Di sisi lain, adopsi AI dalam politik teknologi juga menarik perhatian banyak pihak. AI digunakan untuk menganalisis data pemilih, memprediksi trend suara, dan mengendalikan narasi dalam kampanye politik. Dengan memanfaatkan analisis big data, para politisi dapat memahami keinginan dan kebutuhan masyarakat dengan lebih mendalam, kemudian menyusun strategi yang jauh lebih efektif. Namun, penggunaan AI dalam politik membawa tantangan tersendiri, terutama dalam hal privasi dan manipulasi. Dapatkah kita mempercayai bahwa data pribadi kita digunakan untuk tujuan yang baik? Apakah ada risiko bahwa algoritma dapat menciptakan misinformasi yang memperburuk polarisasi masyarakat?

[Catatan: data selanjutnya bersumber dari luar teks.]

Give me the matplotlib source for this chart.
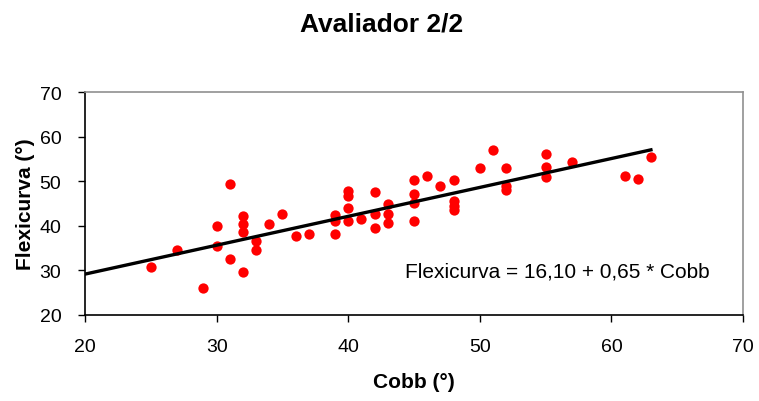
import numpy as np
import matplotlib.pyplot as plt

plt.rcParams['font.family'] = ['Liberation Sans', 'DejaVu Sans']

# values
cobb = [25, 27, 29, 30, 30, 31, 31, 32, 32, 32, 32, 33, 33, 34, 35, 36, 37,
        39, 39, 39, 40, 40, 40, 40, 41, 42, 42, 42, 43, 43, 43,
        45, 45, 45, 45, 46, 47, 48, 48, 48, 48, 50, 51, 52, 52, 52,
        55, 55, 55, 57, 61, 62, 63]
flexicurva = [30.8, 34.6, 25.9, 39.9, 35.5, 49.3, 32.6, 42.2, 40.3, 38.5, 29.5, 36.5, 34.5, 40.4, 42.6, 37.7, 38.1,
              42.5, 41.0, 38.1, 47.9, 46.7, 44.0, 41.1, 41.6, 47.5, 42.6, 39.5, 44.9, 42.6, 40.7,
              50.3, 47.1, 45.2, 41.1, 51.1, 49.0, 50.3, 45.6, 44.5, 43.6, 53.0, 57.0, 53.0, 49.0, 48.0,
              56.1, 53.1, 51.0, 54.4, 51.1, 50.6, 55.4]
intercept = 16.10
slope = 0.65
x_ticks = [20, 30, 40, 50, 60, 70]
y_ticks = [20, 30, 40, 50, 60, 70]

fig = plt.figure(figsize=(7.59, 4.02), dpi=100)
ax = fig.add_axes([0.112, 0.215, 0.867, 0.553])

ax.scatter(cobb, flexicurva, s=55, color='red', zorder=3, linewidths=0)
xl = np.array([20, 63])
ax.plot(xl, intercept + slope * xl, color='black', lw=2.4, zorder=4)

ax.set_xlim(20, 70)
ax.set_ylim(20, 70)
ax.set_xticks(x_ticks)
ax.set_yticks(y_ticks)
ax.tick_params(axis='both', labelsize=14, length=5, width=1, color='black')
ax.tick_params(axis='x', pad=12)
ax.tick_params(axis='y', pad=12)

for s in ['left', 'bottom']:
    ax.spines[s].set_color('black')
    ax.spines[s].set_linewidth(1.2)
for s in ['top', 'right']:
    ax.spines[s].set_color('#909090')
    ax.spines[s].set_linewidth(1.2)

ax.set_xlabel('Cobb (°)', fontsize=15, fontweight='bold', labelpad=12)
ax.set_ylabel('Flexicurva (°)', fontsize=15, fontweight='bold', labelpad=3)

ax.text(44.3, 29.8, 'Flexicurva = 16,10 + 0,65 * Cobb', fontsize=15, va='center', ha='left')

fig.text(0.503, 0.94, 'Avaliador 2/2', fontsize=19, fontweight='bold', ha='center', va='center')

fig.savefig('out.png', dpi=100)
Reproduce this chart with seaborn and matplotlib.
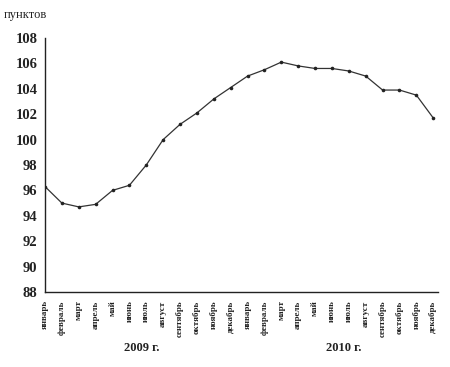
import numpy as np
import pandas as pd
import matplotlib
matplotlib.use("Agg")
import matplotlib.pyplot as plt
import matplotlib.transforms as mtransforms
import seaborn as sns

# ==============================
# Данные
# ==============================
months = ["январь", "февраль", "март", "апрель", "май", "июнь", "июль",
          "август", "сентябрь", "октябрь", "ноябрь", "декабрь"]
month_labels = months + months
years = ["2009 г.", "2010 г."]
values = [96.3, 95.0, 94.7, 94.9, 96.0, 96.4, 98.0, 100.0, 101.2, 102.1, 103.2, 104.1,
          105.0, 105.5, 106.1, 105.8, 105.6, 105.6, 105.4, 105.0, 103.9, 103.9, 103.5, 101.7]

df = pd.DataFrame({"idx": np.arange(len(values)), "value": values})

# ==============================
# Оформление
# ==============================
sns.set_theme(style="white")
plt.rcParams["font.family"] = ["Liberation Serif", "DejaVu Serif"]

fig = plt.figure(figsize=(4.5, 3.67), dpi=100)
ax = fig.add_axes([0.1, 0.2044, 0.8733, 0.6921])

sns.lineplot(data=df, x="idx", y="value", ax=ax, color="#333333", linewidth=0.9,
             marker="o", markersize=2.6, markeredgewidth=0, markerfacecolor="#222222")

ax.set_xlim(0.23, 23.28)
ax.set_ylim(88, 108)
ax.set_yticks(np.arange(88, 109, 2))
ax.set_yticklabels([str(v) for v in range(88, 109, 2)], fontsize=10.5, fontweight="bold")
ax.set_xticks(np.arange(len(values)))
ax.set_xticklabels(month_labels, rotation=90, fontsize=6.5, fontweight="bold", va="top")
ax.tick_params(axis="x", direction="in", length=3, width=0.8, pad=6, colors="#222222")
ax.tick_params(axis="y", direction="out", length=2.5, width=0.8, pad=3, colors="#222222")
ax.set_xlabel("")
ax.set_ylabel("")

for side in ["top", "right"]:
    ax.spines[side].set_visible(False)
for side in ["left", "bottom"]:
    ax.spines[side].set_color("#222222")
    ax.spines[side].set_linewidth(1.0)

# подписи годов
trans = mtransforms.blended_transform_factory(ax.transData, ax.transAxes)
ax.text(5.7, -0.22, years[0], transform=trans, ha="center", va="center",
        fontsize=9, fontweight="bold", color="#222222")
ax.text(17.7, -0.22, years[1], transform=trans, ha="center", va="center",
        fontsize=9, fontweight="bold", color="#222222")

fig.text(0.008, 0.958, "пунктов", ha="left", va="center", fontsize=9, color="#222222")

fig.savefig("out.png", dpi=100, facecolor="white")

Sementara itu, keterkaitan antara AI dalam musik dan politik menimbulkan pertanyaan etika yang mendalam. Misalnya, bila sebuah lagu yang sukses diciptakan oleh AI digunakan dalam kampanye politik, siapa yang menjadi pemilik karya tersebut? Siapa yang bertanggung jawab jika lagu tersebut digunakan untuk tujuan yang kontroversial? Pertanyaan-pertanyaan ini menjadi lebih rumit mengingat bahwa hampir setiap aspek dari keberadaan manusia di dunia digital dipengaruhi oleh algoritma.
Salah satu isu mendasar yang perlu dicermati adalah bagaimana teknologi AI dapat memengaruhi budaya musik dan politik secara keseluruhan. Dalam musik, keberadaan AI dapat memunculkan standar baru yang mengubah cara orang mengevaluasi lagu. Sedangkan dalam politik, strategi yang sebagian besar berbasis data dapat mengubah cara pemilih berinteraksi dengan materi kampanye dan, pada gilirannya, memengaruhi hasil pemilihan.